Quero um mundo colorido. Eu quero. Não interessa se é sonho distante. Quero uma vida na França. Quero um amor desses do Tumblr. Quero camisas xadrez e calças no chão. Quero um álbum de fotos aberto. Quero poder falar o que eu quero. Quero escutar o que eu quero. Quero dançar. Quero um par. Mesmo que seja difícil aprender a dançar do lado da menina no par. Quero sim. Quero uma casa bonita. Do jeito que eu planejar. Quero viajar. Quero uma máquina para registrar. Quero compor uma música para o meu amor. Quero um beijo no inverno. Quero andar de mãos dadas na beira do lago com ele. Quero sorrir de manhã. Quero levar café na cama para o meu amor. Quero um café-da-tarde em algum bistrô em Paris, de mãos dadas com ele. Quero deixar dois pares de rastros na areia. Quero assistir a um filme francês. Quero descansar no colo dele depois de um dia de trabalho. Quero ser gay. Quero que o mundo veja. Quero ser feliz. E espero que um dia seja. 

17 de março de 2011

Quase Gênesis.

Eu não lembro, nem ninguém, mas acho que um dia fui alguém totalmente sem corpo. Pessoa, só de consciência, sem massa. Não dessas coisas do espiritismo, mas alguém mesmo, esperando um dia nascer. E acho que lá de onde eu olhava tudo eu imaginava quem eu seria. As coisas que eu quereria conquistar, as pessoas com as quais quereria ter contato. Um dia fiquei sabendo que era a minha vez. E de lá me fiz broto de ser. Era estranho, mas eu sabia que iria ter que aprender a viver. Era estranho mas eu sabia que ia encontrar um punhado de pessoa dentro de corpos. E que esse punhado já tivera contato com mais outro punhado e que nessa misturança de punhados a galera tinha até criado costumes e jeitos, se dividido em grupos por cor, por credo, por parentagem, e até tinha brigado com outros grupos por conta de diferenças. Aí antes mesmo de nascer fiquei pensando. Um dia, todo mundo foi gente sem corpo. Sem cor, sem grupo, sem parentagem, sem credo. Será que valeria a pena entrar nessa brincadeira? E todos os sonhos que eu tinha feito? Eles passariam por uma peneira dessa gente toda que me esperava. Não que eu quisesse desapontar aquela que me carregava, mas ela também esperava demais de mim. Aí por não querer entrar nessa loucura, pedi pra voltar. Voltei a ser essa coisa sem corpo que eu sou.

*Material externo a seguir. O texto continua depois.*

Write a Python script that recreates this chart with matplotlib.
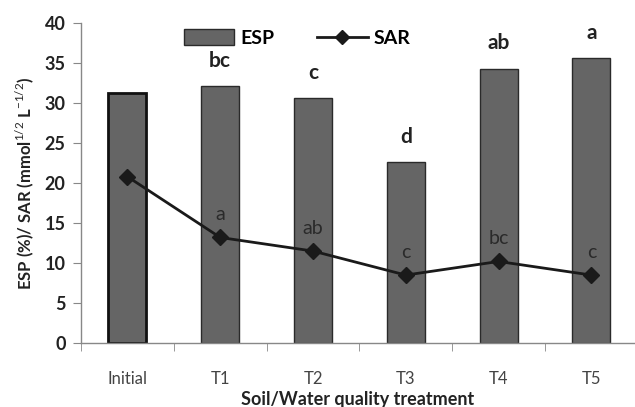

Minha ex-futura-parentagem chorou, porque diziam me querer. Mas eu não quis mesmo. Desculpa, não to preparado para encarar tudo isso. Vou ficar daqui, olhando, vendo o mundo girar, na ânsia de um dia poder ser quem eu quiser, sem expectativas, ou sem correr o risco de morrer porque escolhi ser diferente do grupo, do credo, ou da parentagem que me fez corpo. Vou ficar esperando... Só esperando...    

15 de março de 2011

Licantropia.

Até aquele dia tinha sido o bonzinho que todos poderiam usar ou dispensar quando quisessem. Levantou de madrugada fudido depois de um desses sonhos reveladores e queria mesmo é dar o troco. Enquanto tentava se arrumar, previa o itinerário de insultos e os indivíduos que bem mereciam seu vômito de palavras indecentes. Lembrou cada momento que foi deixado de lado e os sorrisinhos falsos que engoliu a seco. Algo em suas veias estava em ebulição, queria sair das veias, explodir o corpo e ferir vagarosamente aqueles que o haviam insultado. O pior era imaginar os olhares. Olhares conversando sobre ele em todo o canto, como quem discute a possibilidade de nunca mais vê-lo. Olhares que seguravam frases que esperavam ser ditas, mas que pela gentileza tão inocente do bonzinho jamais puderam ser soltas, e ele faria isso hoje, causaria uma rebelião nas sentenças presas, queria o choque, queria a guerra, queria perguntas mal-resolvidas e palavras de ataque. Em meio a tanto ódio deitou no sofá esperando amanhecer o dia para travar a sua vingança às claras, quando acordou, o mundo estava de novo azul, e voltou a sorrir pelo mundo.